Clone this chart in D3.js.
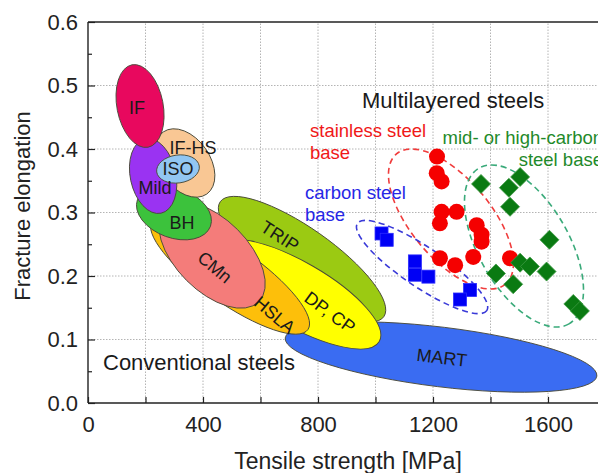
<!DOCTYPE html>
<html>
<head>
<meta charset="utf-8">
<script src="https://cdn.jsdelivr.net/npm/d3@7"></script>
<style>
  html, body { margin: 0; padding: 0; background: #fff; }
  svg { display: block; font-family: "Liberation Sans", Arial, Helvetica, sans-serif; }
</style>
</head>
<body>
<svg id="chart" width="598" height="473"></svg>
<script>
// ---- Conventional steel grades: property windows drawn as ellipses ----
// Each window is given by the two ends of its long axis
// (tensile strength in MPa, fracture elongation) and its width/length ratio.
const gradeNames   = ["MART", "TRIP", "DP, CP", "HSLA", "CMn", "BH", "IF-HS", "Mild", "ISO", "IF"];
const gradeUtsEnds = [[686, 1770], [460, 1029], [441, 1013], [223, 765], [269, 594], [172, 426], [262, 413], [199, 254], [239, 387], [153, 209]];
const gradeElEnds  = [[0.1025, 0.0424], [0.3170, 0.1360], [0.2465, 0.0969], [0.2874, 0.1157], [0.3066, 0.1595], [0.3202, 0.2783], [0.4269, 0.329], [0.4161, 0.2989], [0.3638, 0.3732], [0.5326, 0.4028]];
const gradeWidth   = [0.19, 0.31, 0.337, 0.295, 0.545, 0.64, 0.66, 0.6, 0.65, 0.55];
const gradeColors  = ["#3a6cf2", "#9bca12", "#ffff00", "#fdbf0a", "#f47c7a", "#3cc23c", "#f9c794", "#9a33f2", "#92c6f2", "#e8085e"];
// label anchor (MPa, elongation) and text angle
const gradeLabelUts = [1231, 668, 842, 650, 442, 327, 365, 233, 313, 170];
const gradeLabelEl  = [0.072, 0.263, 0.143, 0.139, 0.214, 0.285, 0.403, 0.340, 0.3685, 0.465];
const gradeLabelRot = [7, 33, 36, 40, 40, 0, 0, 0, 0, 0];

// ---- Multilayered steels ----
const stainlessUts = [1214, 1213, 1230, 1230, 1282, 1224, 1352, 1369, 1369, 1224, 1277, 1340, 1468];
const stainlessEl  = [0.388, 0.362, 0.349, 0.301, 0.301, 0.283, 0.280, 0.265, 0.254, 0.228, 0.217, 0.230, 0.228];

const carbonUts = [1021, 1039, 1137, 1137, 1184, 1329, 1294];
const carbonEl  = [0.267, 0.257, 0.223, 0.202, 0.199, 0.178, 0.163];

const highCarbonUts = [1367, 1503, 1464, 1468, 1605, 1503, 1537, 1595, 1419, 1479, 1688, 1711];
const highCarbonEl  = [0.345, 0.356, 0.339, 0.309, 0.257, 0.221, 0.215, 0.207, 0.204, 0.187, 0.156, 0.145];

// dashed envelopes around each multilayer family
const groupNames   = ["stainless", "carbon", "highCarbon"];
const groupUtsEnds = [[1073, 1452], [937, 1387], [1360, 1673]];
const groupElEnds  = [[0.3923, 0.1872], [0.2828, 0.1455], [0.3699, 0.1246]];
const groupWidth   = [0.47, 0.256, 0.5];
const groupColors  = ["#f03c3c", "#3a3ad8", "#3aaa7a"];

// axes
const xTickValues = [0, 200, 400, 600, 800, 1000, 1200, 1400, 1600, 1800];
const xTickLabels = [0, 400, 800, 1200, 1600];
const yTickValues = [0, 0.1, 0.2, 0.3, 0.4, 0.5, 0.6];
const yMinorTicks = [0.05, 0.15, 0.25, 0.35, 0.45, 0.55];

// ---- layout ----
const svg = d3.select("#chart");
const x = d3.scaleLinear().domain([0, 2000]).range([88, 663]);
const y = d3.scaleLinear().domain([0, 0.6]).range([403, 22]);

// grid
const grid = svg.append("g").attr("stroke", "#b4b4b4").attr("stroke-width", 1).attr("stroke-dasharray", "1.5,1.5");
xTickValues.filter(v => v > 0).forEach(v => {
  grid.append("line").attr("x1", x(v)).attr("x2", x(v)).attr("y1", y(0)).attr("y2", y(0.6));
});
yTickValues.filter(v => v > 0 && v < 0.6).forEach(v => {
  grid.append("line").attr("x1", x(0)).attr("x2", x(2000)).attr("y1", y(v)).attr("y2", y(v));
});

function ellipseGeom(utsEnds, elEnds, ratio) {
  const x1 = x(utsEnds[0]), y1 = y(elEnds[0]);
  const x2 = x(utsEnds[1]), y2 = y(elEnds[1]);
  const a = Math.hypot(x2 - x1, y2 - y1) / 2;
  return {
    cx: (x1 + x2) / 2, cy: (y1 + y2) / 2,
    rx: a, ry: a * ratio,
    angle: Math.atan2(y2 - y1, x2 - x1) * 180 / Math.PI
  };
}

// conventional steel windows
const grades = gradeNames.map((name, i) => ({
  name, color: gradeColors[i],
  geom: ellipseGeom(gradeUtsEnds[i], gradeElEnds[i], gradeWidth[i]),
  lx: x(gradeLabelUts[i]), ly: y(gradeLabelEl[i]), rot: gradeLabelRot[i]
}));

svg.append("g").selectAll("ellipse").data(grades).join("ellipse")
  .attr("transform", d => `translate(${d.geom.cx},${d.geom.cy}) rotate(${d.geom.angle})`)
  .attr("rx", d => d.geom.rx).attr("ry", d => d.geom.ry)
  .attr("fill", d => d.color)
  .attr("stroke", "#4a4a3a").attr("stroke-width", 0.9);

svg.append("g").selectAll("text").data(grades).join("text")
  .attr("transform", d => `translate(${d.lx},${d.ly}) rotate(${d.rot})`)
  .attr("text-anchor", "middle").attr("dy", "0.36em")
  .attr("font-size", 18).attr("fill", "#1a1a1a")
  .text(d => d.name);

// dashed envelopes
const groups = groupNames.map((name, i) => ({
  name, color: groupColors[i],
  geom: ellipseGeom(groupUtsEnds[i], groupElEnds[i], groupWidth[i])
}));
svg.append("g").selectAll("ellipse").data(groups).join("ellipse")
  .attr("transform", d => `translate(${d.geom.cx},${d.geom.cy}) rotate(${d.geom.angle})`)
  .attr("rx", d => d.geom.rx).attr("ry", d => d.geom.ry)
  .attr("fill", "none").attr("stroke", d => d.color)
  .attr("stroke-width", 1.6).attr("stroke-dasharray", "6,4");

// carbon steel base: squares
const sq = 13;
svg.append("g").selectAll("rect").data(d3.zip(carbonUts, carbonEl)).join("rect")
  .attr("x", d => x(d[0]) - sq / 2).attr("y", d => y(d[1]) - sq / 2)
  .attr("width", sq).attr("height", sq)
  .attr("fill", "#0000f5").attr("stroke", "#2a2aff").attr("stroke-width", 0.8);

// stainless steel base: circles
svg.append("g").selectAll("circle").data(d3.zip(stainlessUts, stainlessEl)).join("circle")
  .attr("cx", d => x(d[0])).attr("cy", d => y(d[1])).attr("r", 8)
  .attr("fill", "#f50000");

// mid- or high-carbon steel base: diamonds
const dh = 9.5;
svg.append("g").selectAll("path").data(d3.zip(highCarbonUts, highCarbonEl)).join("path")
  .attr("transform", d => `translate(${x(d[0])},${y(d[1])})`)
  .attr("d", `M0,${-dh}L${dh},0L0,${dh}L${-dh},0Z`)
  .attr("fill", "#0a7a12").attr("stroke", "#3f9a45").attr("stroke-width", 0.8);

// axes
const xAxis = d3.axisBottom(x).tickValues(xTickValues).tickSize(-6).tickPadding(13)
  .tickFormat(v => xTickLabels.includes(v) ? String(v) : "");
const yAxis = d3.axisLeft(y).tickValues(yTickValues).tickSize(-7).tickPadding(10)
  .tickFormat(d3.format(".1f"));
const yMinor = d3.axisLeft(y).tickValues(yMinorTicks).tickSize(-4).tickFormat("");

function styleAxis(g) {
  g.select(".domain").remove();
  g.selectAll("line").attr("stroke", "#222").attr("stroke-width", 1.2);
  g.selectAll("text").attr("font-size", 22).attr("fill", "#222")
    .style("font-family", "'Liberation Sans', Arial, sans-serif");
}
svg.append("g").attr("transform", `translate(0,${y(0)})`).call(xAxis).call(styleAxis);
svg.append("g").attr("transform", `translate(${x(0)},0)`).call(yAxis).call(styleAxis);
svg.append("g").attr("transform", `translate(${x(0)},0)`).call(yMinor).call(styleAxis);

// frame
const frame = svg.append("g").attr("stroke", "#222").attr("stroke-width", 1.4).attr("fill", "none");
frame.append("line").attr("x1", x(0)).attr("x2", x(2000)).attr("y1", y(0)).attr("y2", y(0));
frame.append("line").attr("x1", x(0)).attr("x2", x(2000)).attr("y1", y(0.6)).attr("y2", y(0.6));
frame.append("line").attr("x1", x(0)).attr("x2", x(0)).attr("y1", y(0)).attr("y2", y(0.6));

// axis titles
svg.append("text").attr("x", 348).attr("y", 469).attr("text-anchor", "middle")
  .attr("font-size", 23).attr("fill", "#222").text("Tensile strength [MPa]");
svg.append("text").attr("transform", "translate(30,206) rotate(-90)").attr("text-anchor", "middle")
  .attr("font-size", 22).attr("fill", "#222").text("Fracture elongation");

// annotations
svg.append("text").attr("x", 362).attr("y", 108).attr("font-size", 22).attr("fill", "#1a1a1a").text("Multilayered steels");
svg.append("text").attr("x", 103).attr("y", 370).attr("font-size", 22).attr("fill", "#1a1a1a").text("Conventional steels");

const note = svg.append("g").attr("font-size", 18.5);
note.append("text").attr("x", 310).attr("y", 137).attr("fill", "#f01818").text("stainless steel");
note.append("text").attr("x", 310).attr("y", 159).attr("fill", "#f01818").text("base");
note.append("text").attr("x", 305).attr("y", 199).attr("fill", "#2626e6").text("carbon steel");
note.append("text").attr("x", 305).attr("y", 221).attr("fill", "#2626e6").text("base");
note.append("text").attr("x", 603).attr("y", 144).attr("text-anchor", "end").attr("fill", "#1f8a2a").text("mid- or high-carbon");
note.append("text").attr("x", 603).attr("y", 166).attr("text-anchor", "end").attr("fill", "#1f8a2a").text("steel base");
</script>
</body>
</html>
★ ★ ★ ★ ★ ★ ★
DESCRIPTION OF THE TASK — Reproduce the material above exactly, first line through the line that contains "0.217, 0.230, 0.228];", minus the pictures.

EXERCISE SOLUTION —
Clone this chart in D3.js.
<!DOCTYPE html>
<html>
<head>
<meta charset="utf-8">
<script src="https://cdn.jsdelivr.net/npm/d3@7"></script>
<style>
  html, body { margin: 0; padding: 0; background: #fff; }
  svg { display: block; font-family: "Liberation Sans", Arial, Helvetica, sans-serif; }
</style>
</head>
<body>
<svg id="chart" width="598" height="473"></svg>
<script>
// ---- Conventional steel grades: property windows drawn as ellipses ----
// Each window is given by the two ends of its long axis
// (tensile strength in MPa, fracture elongation) and its width/length ratio.
const gradeNames   = ["MART", "TRIP", "DP, CP", "HSLA", "CMn", "BH", "IF-HS", "Mild", "ISO", "IF"];
const gradeUtsEnds = [[686, 1770], [460, 1029], [441, 1013], [223, 765], [269, 594], [172, 426], [262, 413], [199, 254], [239, 387], [153, 209]];
const gradeElEnds  = [[0.1025, 0.0424], [0.3170, 0.1360], [0.2465, 0.0969], [0.2874, 0.1157], [0.3066, 0.1595], [0.3202, 0.2783], [0.4269, 0.329], [0.4161, 0.2989], [0.3638, 0.3732], [0.5326, 0.4028]];
const gradeWidth   = [0.19, 0.31, 0.337, 0.295, 0.545, 0.64, 0.66, 0.6, 0.65, 0.55];
const gradeColors  = ["#3a6cf2", "#9bca12", "#ffff00", "#fdbf0a", "#f47c7a", "#3cc23c", "#f9c794", "#9a33f2", "#92c6f2", "#e8085e"];
// label anchor (MPa, elongation) and text angle
const gradeLabelUts = [1231, 668, 842, 650, 442, 327, 365, 233, 313, 170];
const gradeLabelEl  = [0.072, 0.263, 0.143, 0.139, 0.214, 0.285, 0.403, 0.340, 0.3685, 0.465];
const gradeLabelRot = [7, 33, 36, 40, 40, 0, 0, 0, 0, 0];

// ---- Multilayered steels ----
const stainlessUts = [1214, 1213, 1230, 1230, 1282, 1224, 1352, 1369, 1369, 1224, 1277, 1340, 1468];
const stainlessEl  = [0.388, 0.362, 0.349, 0.301, 0.301, 0.283, 0.280, 0.265, 0.254, 0.228, 0.217, 0.230, 0.228];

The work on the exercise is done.